England Cricket Crest

It was the best of series, it was the worst of series.

In future years when cricket fans see that England won the 2015 Ashes 3-2 they could be forgiven for thinking that it was a close series, full of tense games which could have gone either way and nail biting final days. How wrong they would be. Final days in themselves seem a distant memory and the only thing close about this series was the final score. When England won the first Test by 169 runs it was described as a comprehensive victory. In hindsight, and in comparison to the rest of the series, it was a close run thing, a Test that could have gone either way.

Does it matter? Does cricket need close finishes?

I would say, yes. Whilst for either side a clear one-sided Test match has a sense of comfortable triumphalism that every coach and player would welcome, it is like fast food for fans. It hits the spot with very little fuss or effort but leaves nothing in the way of the tension, uncertainty or emotions that make lasting memories. I meant to write this article a week ago, but struggled to find a narrative for this series, the story ended up being, there isn't one. If very little is memorable a week or two later, then in 10 years time this series will simply have become a score in a statistician's book.

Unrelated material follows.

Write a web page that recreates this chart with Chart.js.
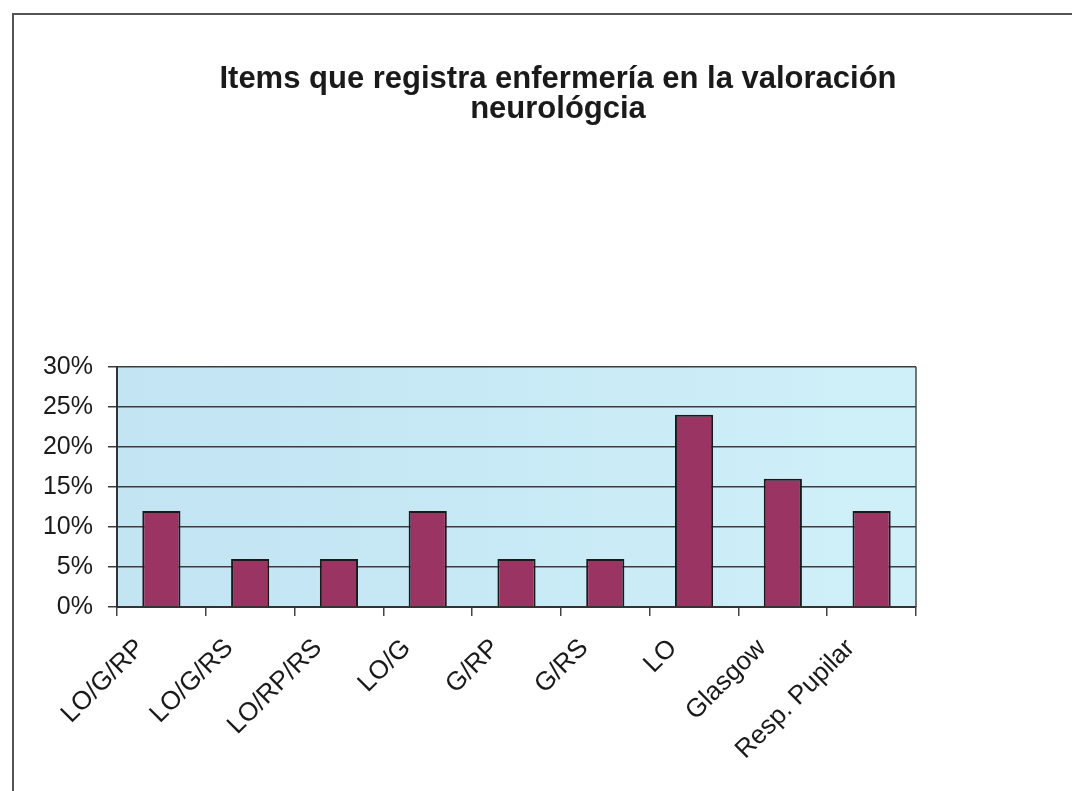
<!DOCTYPE html>
<html>
<head>
<meta charset="utf-8">
<script src="https://cdn.jsdelivr.net/npm/chart.js@4/dist/chart.umd.min.js"></script>
<style>
    html, body { margin: 0; padding: 0; background: #fff; }
    #wrap { position: relative; width: 1072px; height: 791px; overflow: hidden; }
    #frame {
        position: absolute; left: 12px; top: 13px; width: 1100px; height: 800px;
        border-left: 2px solid #555; border-top: 2px solid #555;
    }
    canvas { position: absolute; left: 0; top: 0; }
</style>
</head>
<body>
<div id="wrap">
    <div id="frame"></div>
    <canvas id="chart" width="1072" height="791"></canvas>
</div>
<script>
const categories = ["LO/G/RP", "LO/G/RS", "LO/RP/RS", "LO/G", "G/RP", "G/RS", "LO", "Glasgow", "Resp. Pupilar"];
const percentages = [12, 6, 6, 12, 6, 6, 24, 16, 12];
const titleLines = ["Items que registra enfermería en la valoración", "neurológcia"];

// fondo degradado azul claro y borde del área de trazado
const plotBackground = {
    id: "plotBackground",
    beforeDraw(chart) {
        const { ctx, chartArea: a } = chart;
        const g = ctx.createLinearGradient(a.left, 0, a.right, 0);
        g.addColorStop(0, "#c2e4f3");
        g.addColorStop(0.5, "#c8eaf6");
        g.addColorStop(1, "#d0f0f9");
        ctx.save();
        ctx.fillStyle = g;
        ctx.fillRect(a.left, a.top, a.right - a.left, a.bottom - a.top);
        ctx.restore();
    },
    afterDatasetsDraw(chart) {
        const { ctx, chartArea: a } = chart;
        ctx.save();
        ctx.strokeStyle = "#4a4a4a";
        ctx.lineWidth = 1.5;
        ctx.beginPath();
        ctx.moveTo(a.right, a.top);
        ctx.lineTo(a.right, a.bottom);
        ctx.stroke();
        ctx.restore();
    }
};

new Chart(document.getElementById("chart").getContext("2d"), {
    type: "bar",
    data: {
        labels: categories,
        datasets: [{
            data: percentages,
            backgroundColor: "#9a3462",
            borderColor: "#1a1a1a",
            borderWidth: 2,
            categoryPercentage: 1,
            barPercentage: 0.43
        }]
    },
    options: {
        responsive: false,
        animation: false,
        layout: { padding: { left: 44, right: 0, top: 0, bottom: 0 } },
        plugins: {
            legend: { display: false },
            tooltip: { enabled: false },
            title: {
                display: true,
                text: titleLines,
                color: "#1a1a1a",
                font: { family: "'Liberation Sans', Arial, sans-serif", size: 31, weight: "bold", lineHeight: 0.98 },
                padding: { top: 64, bottom: 242 }
            }
        },
        scales: {
            x: {
                afterFit: s => { s.height = 184; },
                border: { display: true, color: "#333", width: 2 },
                grid: { display: true, offset: true, drawOnChartArea: false, tickLength: 9, color: "#444", lineWidth: 1.5 },
                ticks: {
                    minRotation: 45,
                    maxRotation: 45,
                    autoSkip: false,
                    labelOffset: -21,
                    padding: 17,
                    color: "#1a1a1a",
                    font: { family: "'Liberation Sans', Arial, sans-serif", size: 26 }
                }
            },
            y: {
                min: 0,
                max: 30,
                afterFit: s => { s.width = 73; },
                border: { display: true, color: "#333", width: 2 },
                grid: { color: "#3c3c3c", lineWidth: 1.5, tickLength: 9 },
                ticks: {
                    stepSize: 5,
                    padding: 15,
                    color: "#1a1a1a",
                    font: { family: "'Liberation Sans', Arial, sans-serif", size: 25 },
                    callback: v => v + "%"
                }
            },
            spacer: {
                type: "linear",
                position: "right",
                display: true,
                afterFit: s => { s.width = 156; },
                border: { display: false },
                grid: { display: false },
                ticks: { display: false }
            }
        }
    },
    plugins: [plotBackground]
});
</script>
</body>
</html>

That isn't to say there hasn't been any special individual performances. Stuart Broad's 8 for 15 as Australia capitulated for 60 in the 1st innings at Trent Bridge, with Ben Stokes taking 6 for 36 against a more determined Australia in the second innings. No player sums up this alternate one way traffic of a series like the batting of Steve Smith. In Australia's victory at Lords, he scored 215 and 58, and again shone at the Oval where his 143 was the bedrock for Australia's innings victory. Yet in innings outside the capital, he barely scored a run, looking vulnerable to lateral movement. 

At the start of this series we were all swept along with the exciting, attacking play, thrilled by both team's commitment to attacking fields and counter-attacking batting, me included. However, what appeared to be a whirlwind holiday romance in Capri, exciting and captivating at the time, actually now feels like a series of series of occasionally disastrous one night stands in Magaluf. 

An attacking approach is refreshing but this is Test cricket, it's meant to be a test - sometimes that will mean sensible, careful, planned cricket.

Maybe it's time we all grew up a little.